1. The Role of the Web

From the vantage point of the retailer, the World Wide Web can serve manyone or more roles:

  • Project a retail presence and enhance the retailer’s image.
  • Generate sales as the major source of revenue for an online retailer or as a complementary source of revenue for a store-based retailer.
  • Reach geographically dispersed consumers, including foreign ones.
  • Provide information to consumers about products carried, store locations, usage information, answers to common questions, customer loyalty programs, and so on.
  • Promote new products and fully explain and demonstrate their features.
  • Furnish customer service in the form of E-mail, hotlinks, and other communications.
  • Be more “personal” with consumers by letting them point and click on topics they choose.
  • Conduct a retail business in a cost-efficient manner.
  • Obtain customer feedback and reviews, and encourage “conversations” via social media.
  • Foster two-way communication through social media.
  • Promote special offers and send coupons to Web customers.
  • Indicate employment opportunities.
  • Present information to potential investors, potential franchisees, and the media.

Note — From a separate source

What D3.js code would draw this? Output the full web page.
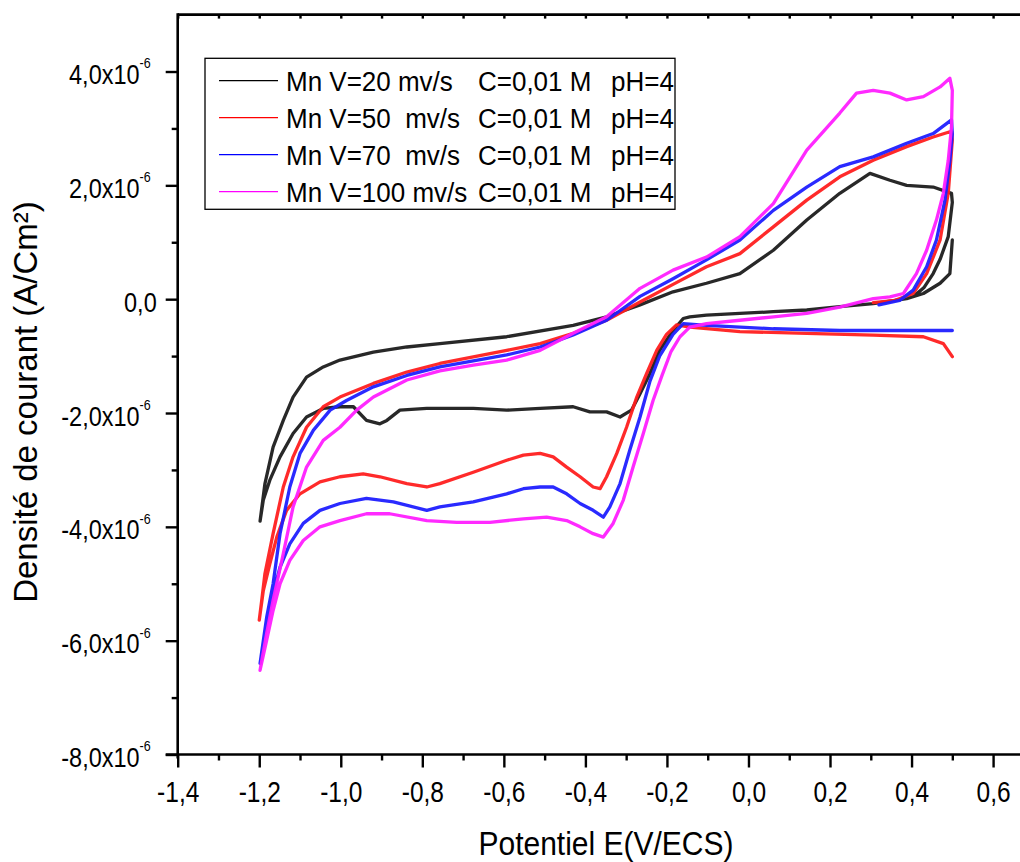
<!DOCTYPE html>
<html>
<head>
<meta charset="utf-8">
<script src="https://cdn.jsdelivr.net/npm/d3@7"></script>
<style>
  body { margin: 0; background: #fff; }
  svg { display: block; font-family: "Liberation Sans", Arial, sans-serif; }
  .pre { white-space: pre; }
</style>
</head>
<body>
<script>
// current density in units of 1e-6 A/cm², potential in V/ECS
var xTicks = [-1.4, -1.2, -1.0, -0.8, -0.6, -0.4, -0.2, 0.0, 0.2, 0.4, 0.6];
var xTickLabels = ["-1,4", "-1,2", "-1,0", "-0,8", "-0,6", "-0,4", "-0,2", "0,0", "0,2", "0,4", "0,6"];
var xMinorTicks = [-1.3, -1.1, -0.9, -0.7, -0.5, -0.3, -0.1, 0.1, 0.3, 0.5];
var yTicks = [4, 2, 0, -2, -4, -6, -8];
var yTickLabels = ["4,0x10", "2,0x10", "0,0", "-2,0x10", "-4,0x10", "-6,0x10", "-8,0x10"];
var yTickExp = ["-6", "-6", "", "-6", "-6", "-6", "-6"];
var yMinorTicks = [3, 1, -1, -3, -5, -7];

var seriesNames = ["Mn V=20 mv/s", "Mn V=50  mv/s", "Mn V=70  mv/s", "Mn V=100 mv/s"];
var seriesConc = ["C=0,01 M", "C=0,01 M", "C=0,01 M", "C=0,01 M"];
var seriesPH = ["pH=4", "pH=4", "pH=4", "pH=4"];
var seriesColors = ["#1c1c1c", "#ff1f1f", "#1f1fff", "#ff1fff"];
var legendColors = ["#000000", "#ff0000", "#0000ff", "#ff00ff"];

var cv20 = [
    [0.500, 1.04], [0.494, 0.45], [0.470, 0.28], [0.429, 0.10], [0.388, 0.01], [0.306, -0.08],
    [0.224, -0.13], [0.143, -0.19], [0.061, -0.22], [-0.021, -0.25], [-0.103, -0.28], [-0.144, -0.31],
    [-0.160, -0.34], [-0.185, -0.55], [-0.218, -0.90], [-0.242, -1.31], [-0.266, -1.66], [-0.287, -1.95],
    [-0.315, -2.07], [-0.348, -1.98], [-0.389, -1.98], [-0.430, -1.89], [-0.511, -1.92], [-0.593, -1.95],
    [-0.675, -1.92], [-0.757, -1.92], [-0.789, -1.92], [-0.855, -1.95], [-0.887, -2.13], [-0.904, -2.19],
    [-0.937, -2.13], [-0.969, -1.89], [-1.002, -1.89], [-1.043, -1.92], [-1.084, -2.07], [-1.117, -2.36],
    [-1.149, -2.77], [-1.174, -3.18], [-1.190, -3.53], [-1.198, -3.90],
    [-1.186, -3.24], [-1.166, -2.60], [-1.141, -2.13], [-1.117, -1.72], [-1.084, -1.37], [-1.043, -1.19],
    [-1.002, -1.07], [-0.920, -0.93], [-0.838, -0.84], [-0.757, -0.78], [-0.593, -0.66], [-0.430, -0.46],
    [-0.348, -0.31], [-0.266, -0.10], [-0.185, 0.13], [-0.103, 0.28], [-0.021, 0.45], [0.061, 0.86],
    [0.143, 1.39], [0.224, 1.86], [0.298, 2.21], [0.347, 2.09], [0.388, 2.00], [0.453, 1.97], [0.498, 1.86],
    [0.500, 1.70], [0.490, 1.10], [0.470, 0.70], [0.453, 0.45], [0.430, 0.20], [0.410, 0.08]
];

var cv50 = [
    [0.500, -1.01], [0.478, -0.78], [0.429, -0.66], [0.306, -0.63], [0.143, -0.60], [-0.021, -0.57],
    [-0.144, -0.49], [-0.176, -0.45], [-0.201, -0.62], [-0.225, -0.90], [-0.250, -1.31], [-0.274, -1.72],
    [-0.299, -2.25], [-0.323, -2.71], [-0.348, -3.12], [-0.364, -3.33], [-0.381, -3.30], [-0.413, -3.12],
    [-0.446, -2.95], [-0.479, -2.77], [-0.511, -2.71], [-0.552, -2.74], [-0.593, -2.83], [-0.675, -3.04],
    [-0.757, -3.24], [-0.789, -3.30], [-0.838, -3.24], [-0.904, -3.12], [-0.945, -3.07], [-1.002, -3.12],
    [-1.051, -3.21], [-1.100, -3.42], [-1.133, -3.71], [-1.157, -4.18], [-1.174, -4.65], [-1.190, -5.12],
    [-1.200, -5.64],
    [-1.194, -5.30], [-1.186, -4.82], [-1.166, -4.12], [-1.141, -3.30], [-1.117, -2.77], [-1.084, -2.25],
    [-1.043, -1.89], [-1.002, -1.72], [-0.920, -1.48], [-0.838, -1.28], [-0.757, -1.13], [-0.593, -0.90],
    [-0.511, -0.78], [-0.430, -0.60], [-0.348, -0.37], [-0.266, -0.05], [-0.185, 0.26], [-0.103, 0.57],
    [-0.021, 0.80], [0.061, 1.27], [0.143, 1.74], [0.224, 2.15], [0.306, 2.44], [0.388, 2.68],
    [0.453, 2.85], [0.498, 2.95],
    [0.500, 2.80], [0.490, 1.86], [0.470, 1.04], [0.437, 0.45], [0.404, 0.10], [0.360, -0.02], [0.306, -0.06]
];

var cv70 = [
    [0.500, -0.55], [0.388, -0.55], [0.224, -0.55], [0.061, -0.52], [-0.103, -0.46], [-0.160, -0.43],
    [-0.185, -0.62], [-0.218, -1.00], [-0.242, -1.45], [-0.266, -2.07], [-0.291, -2.65], [-0.315, -3.24],
    [-0.340, -3.65], [-0.356, -3.83], [-0.381, -3.71], [-0.413, -3.59], [-0.446, -3.42], [-0.479, -3.30],
    [-0.511, -3.30], [-0.552, -3.33], [-0.593, -3.42], [-0.675, -3.56], [-0.757, -3.65], [-0.789, -3.71],
    [-0.871, -3.56], [-0.937, -3.50], [-1.002, -3.59], [-1.051, -3.71], [-1.092, -3.94], [-1.125, -4.30],
    [-1.149, -4.71], [-1.166, -5.17], [-1.182, -5.70], [-1.198, -6.40],
    [-1.182, -5.60], [-1.166, -5.00], [-1.149, -4.12], [-1.125, -3.30], [-1.100, -2.71], [-1.067, -2.30],
    [-1.026, -1.95], [-0.986, -1.78], [-0.920, -1.54], [-0.838, -1.34], [-0.757, -1.19], [-0.593, -0.98],
    [-0.511, -0.84], [-0.430, -0.63], [-0.348, -0.37], [-0.266, 0.05], [-0.185, 0.36], [-0.103, 0.69],
    [-0.021, 1.04], [0.061, 1.56], [0.143, 1.97], [0.224, 2.33], [0.306, 2.50], [0.388, 2.74],
    [0.453, 2.91], [0.498, 3.15],
    [0.500, 2.90], [0.494, 2.44], [0.482, 1.74], [0.461, 1.04], [0.437, 0.57], [0.404, 0.16], [0.371, -0.02], [0.320, -0.10]
];

var cv100 = [
    [0.500, 3.67], [0.498, 3.03], [0.490, 2.44], [0.478, 1.86], [0.461, 1.39], [0.437, 0.86],
    [0.412, 0.45], [0.380, 0.10], [0.347, 0.04], [0.306, 0.01], [0.224, -0.14], [0.143, -0.25],
    [0.061, -0.31], [-0.021, -0.37], [-0.103, -0.43], [-0.144, -0.49], [-0.168, -0.66], [-0.190, -0.92],
    [-0.212, -1.34], [-0.234, -1.78], [-0.258, -2.36], [-0.283, -2.95], [-0.307, -3.53], [-0.332, -3.94],
    [-0.356, -4.18], [-0.381, -4.12], [-0.413, -4.00], [-0.446, -3.89], [-0.495, -3.83], [-0.552, -3.86],
    [-0.634, -3.92], [-0.716, -3.92], [-0.789, -3.89], [-0.880, -3.77], [-0.937, -3.77], [-1.002, -3.89],
    [-1.051, -4.00], [-1.092, -4.24], [-1.125, -4.59], [-1.149, -5.00], [-1.166, -5.47], [-1.182, -6.00],
    [-1.198, -6.52],
    [-1.182, -5.88], [-1.166, -5.29], [-1.141, -4.47], [-1.117, -3.65], [-1.084, -2.95], [-1.043, -2.48],
    [-1.002, -2.25], [-0.961, -1.95], [-0.920, -1.72], [-0.838, -1.42], [-0.757, -1.26], [-0.675, -1.16],
    [-0.593, -1.07], [-0.511, -0.90], [-0.430, -0.60], [-0.348, -0.31], [-0.266, 0.19], [-0.185, 0.51],
    [-0.103, 0.74], [-0.021, 1.10], [0.061, 1.68], [0.143, 2.62], [0.224, 3.27], [0.265, 3.62],
    [0.306, 3.67], [0.347, 3.62], [0.388, 3.50], [0.429, 3.56], [0.470, 3.73], [0.494, 3.88], [0.500, 3.67]
];

var allSeries = [cv20, cv50, cv70, cv100];

var svg = d3.select("body").append("svg")
    .attr("width", 1020)
    .attr("height", 862);

var x = d3.scaleLinear().domain([-1.4, 0.666]).range([177.7, 1020]);
var y = d3.scaleLinear().domain([-8, 5]).range([754.5, 14.6]);

var axisColor = "#000";
var axisWidth = 2.6;

// curves (the measured traces are noisy, so draw them a bit heavy)
var line = d3.line()
    .x(function(d) { return x(d[0]); })
    .y(function(d) { return y(d[1]); });

svg.append("g").selectAll("path")
    .data(allSeries)
    .enter().append("path")
        .attr("d", line)
        .attr("fill", "none")
        .attr("stroke", function(d, i) { return seriesColors[i]; })
        .attr("stroke-width", 3.3)
        .attr("stroke-opacity", 0.95)
        .attr("stroke-linejoin", "round")
        .attr("stroke-linecap", "round");

// bottom axis
var xAxisG = svg.append("g").attr("transform", "translate(0," + y(-8) + ")");
xAxisG.call(d3.axisBottom(x).tickValues(xTicks).tickSize(13).tickFormat(""))
    .select(".domain").remove();
svg.append("g").attr("transform", "translate(0," + y(-8) + ")")
    .call(d3.axisBottom(x).tickValues(xMinorTicks).tickSize(6).tickFormat(""))
    .select(".domain").remove();

xAxisG.selectAll(".tick").append("text")
    .attr("transform", "translate(0,47) scale(1,1.2)")
    .attr("text-anchor", "middle")
    .attr("fill", "#000")
    .style("font-family", "'Liberation Sans', Arial, sans-serif")
    .style("font-size", "24.5px")
    .text(function(d, i) { return xTickLabels[i]; });

// top border ticks
svg.append("g").attr("transform", "translate(0," + y(5) + ")")
    .call(d3.axisBottom(x).tickValues(xTicks.concat(xMinorTicks)).tickSize(4).tickFormat(""))
    .select(".domain").remove();

// left axis
var yAxisG = svg.append("g").attr("transform", "translate(" + x(-1.4) + ",0)");
yAxisG.call(d3.axisLeft(y).tickValues(yTicks).tickSize(12).tickFormat(""))
    .select(".domain").remove();
svg.append("g").attr("transform", "translate(" + x(-1.4) + ",0)")
    .call(d3.axisLeft(y).tickValues(yMinorTicks).tickSize(6).tickFormat(""))
    .select(".domain").remove();

var yLabels = yAxisG.selectAll(".tick").append("text")
    .attr("transform", function(d) { return "translate(" + (d === 0 ? -21 : -27) + ",12) scale(1,1.2)"; })
    .attr("text-anchor", "end")
    .attr("fill", "#000")
    .style("font-family", "'Liberation Sans', Arial, sans-serif")
    .style("font-size", "23.5px");
yLabels.append("tspan").text(function(d, i) { return yTickLabels[i]; });
yLabels.append("tspan")
    .attr("dy", -13)
    .style("font-size", "12.5px")
    .text(function(d, i) { return yTickExp[i]; });

svg.selectAll(".tick line")
    .attr("stroke", axisColor)
    .attr("stroke-width", 2.4);

// axis lines
svg.append("line")
    .attr("x1", x(-1.4) - 12).attr("x2", 1020)
    .attr("y1", y(-8)).attr("y2", y(-8))
    .attr("stroke", axisColor).attr("stroke-width", axisWidth);
svg.append("line")
    .attr("x1", x(-1.4)).attr("x2", 1020)
    .attr("y1", y(5)).attr("y2", y(5))
    .attr("stroke", axisColor).attr("stroke-width", axisWidth);
svg.append("line")
    .attr("x1", x(-1.4)).attr("x2", x(-1.4))
    .attr("y1", y(5) - 1.3).attr("y2", y(-8) + 4)
    .attr("stroke", axisColor).attr("stroke-width", axisWidth);

// axis titles
svg.append("text")
    .attr("transform", "translate(606,855) scale(1,1.08)")
    .attr("text-anchor", "middle")
    .style("font-size", "30px")
    .text("Potentiel E(V/ECS)");

svg.append("text")
    .attr("transform", "translate(37,402) rotate(-90)")
    .attr("text-anchor", "middle")
    .style("font-size", "33px")
    .text("Densité de courant (A/Cm²)");

// legend
var legend = svg.append("g");
legend.append("rect")
    .attr("x", 205).attr("y", 58.3)
    .attr("width", 470).attr("height", 151)
    .attr("fill", "#fff")
    .attr("stroke", "#000")
    .attr("stroke-width", 1.3);

var rows = legend.selectAll(".row")
    .data(seriesNames)
    .enter().append("g")
        .attr("class", "row")
        .attr("transform", function(d, i) { return "translate(0," + (80.7 + i * 37) + ")"; });

rows.append("line")
    .attr("x1", 219).attr("x2", 278)
    .attr("stroke", function(d, i) { return legendColors[i]; })
    .attr("stroke-width", 1.3);

rows.append("text")
    .attr("class", "pre")
    .attr("transform", "translate(286,10) scale(1,1.07)")
    .style("font-size", "26px")
    .text(function(d) { return d; });
rows.append("text")
    .attr("transform", "translate(478,10) scale(1,1.07)")
    .style("font-size", "26px")
    .text(function(d, i) { return seriesConc[i]; });
rows.append("text")
    .attr("transform", "translate(611,10) scale(1,1.07)")
    .style("font-size", "26px")
    .text(function(d, i) { return seriesPH[i]; });
</script>
</body>
</html>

The role a retailer assigns to the Web depends on (1) whether its major goal is to communicate interactively with consumers, sell goods and services, or engage in both of these activities; (2) whether it is predominantly a traditional store-based retailer that wants to have a Web presence or a newer firm that wants to derive most or all of its sales from the Web; and (3) the level of resources the retailer wants to commit to site development and maintenance. Worldwide, there are millions of Web sites and 650,000+ retailers that each generate at least $1,000 in annual sales.

2. The Scope of Web Retailing

The potential for online retailing is enormous: As of mid-2016, there were 314 million Web users in North America, 604 million in Europe, 1.6 billion in Asia, 344 million in Latin America/Carib- bean, 330 million in Africa, and 123 million in the Middle East.14 Well over 90 percent of U.S. Web users have made at least one online purchase; and 80 + percent have made at least one online purchase in the last 6 months. A decade ago, U.S. shoppers generated 75 percent of worldwide online sales; the amount is now one-quarter and falling—as online shopping has grown around the globe. Today, Chinese online shoppers spend more than anywhere else.

Forrester, a leading Internet research firm, projects that U.S. shoppers will spend $530.1 billion online by 2020. This represents a 57 percent growth from online sales in 2015.15 The high growth of the Web will not be the death knell of store-based retailing. Instead, it will constitute another choice for shoppers, like other forms of direct marketing. There is much higher sales growth for “clicks-and-mortar” Web retailing (multichannel and omnichannel retailing) than “bricks-and-mortar” stores (single-channel retailing) and “clicks-only” Web firms (single-channel retailing). Many shoppers seek a “seamless omnichannel experience,” which enables them to buy online, and pick it up in a local store.

Despite economic challenges worldwide, global online revenues have increased steadily to $2.05 trillion in 2016 and are expected to reach $3.6 trillion in 2019.16 U.S. online retail revenues were $340.61 billion17 and mobile revenues were $89 billion in 2015.18 U.S. retail E-commerce sales as a percent of total retail sales has been increasing since 2006, and has a far higher growth rate than overall retail sales.19 Mobile commerce surged ahead of computer commerce in terms of time spent shopping for the first time in early 2015 (59 percent compared to 41 percent for computer); however, it still lags computers in share of online spending (15 percent to 85 percent).20 Figure 6-7 indicates the percentage of global consumers who have ever made online purchases by selected product category. Table 6-3 shows the most attractive countries in the world for online retailing, as determined by A. T. Kearney’s Global Retail E-Commerce Index.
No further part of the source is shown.